> [Do this]: Go through the data below. List every line that holds the word "Apache".
>> START Entries
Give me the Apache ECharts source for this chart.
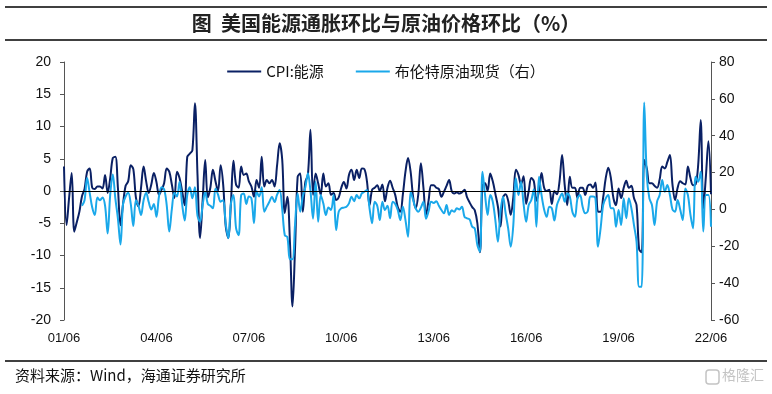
>> END Entries
>> START Entries
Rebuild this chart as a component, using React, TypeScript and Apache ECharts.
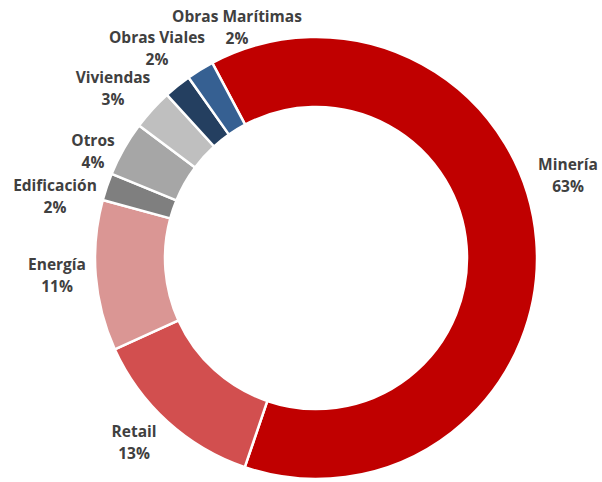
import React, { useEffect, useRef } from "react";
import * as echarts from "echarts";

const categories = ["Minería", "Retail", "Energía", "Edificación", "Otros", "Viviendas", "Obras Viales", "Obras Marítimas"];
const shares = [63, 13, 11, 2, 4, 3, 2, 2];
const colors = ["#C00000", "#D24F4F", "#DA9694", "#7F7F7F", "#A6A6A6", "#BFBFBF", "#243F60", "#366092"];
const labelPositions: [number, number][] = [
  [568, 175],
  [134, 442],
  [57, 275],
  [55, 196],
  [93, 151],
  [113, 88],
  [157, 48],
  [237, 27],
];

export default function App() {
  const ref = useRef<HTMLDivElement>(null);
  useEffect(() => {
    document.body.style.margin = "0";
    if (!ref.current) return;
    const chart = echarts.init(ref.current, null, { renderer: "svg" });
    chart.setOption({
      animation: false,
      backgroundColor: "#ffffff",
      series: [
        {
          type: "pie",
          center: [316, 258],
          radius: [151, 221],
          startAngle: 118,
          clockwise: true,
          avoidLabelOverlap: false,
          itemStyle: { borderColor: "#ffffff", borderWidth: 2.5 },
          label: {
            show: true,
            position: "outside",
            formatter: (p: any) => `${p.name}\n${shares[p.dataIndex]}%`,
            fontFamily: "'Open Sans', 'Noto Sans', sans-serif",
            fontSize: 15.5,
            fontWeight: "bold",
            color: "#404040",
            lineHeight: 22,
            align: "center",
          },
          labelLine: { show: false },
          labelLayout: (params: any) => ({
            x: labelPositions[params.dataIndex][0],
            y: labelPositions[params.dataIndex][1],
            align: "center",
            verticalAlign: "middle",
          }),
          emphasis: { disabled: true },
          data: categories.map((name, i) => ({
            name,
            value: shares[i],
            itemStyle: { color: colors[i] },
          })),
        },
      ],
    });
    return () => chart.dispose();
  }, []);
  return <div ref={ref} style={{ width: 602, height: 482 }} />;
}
>> END Entries
> [Output for this task]:
Give me the Apache ECharts source for this chart.
Rebuild this chart as a component, using React, TypeScript and Apache ECharts.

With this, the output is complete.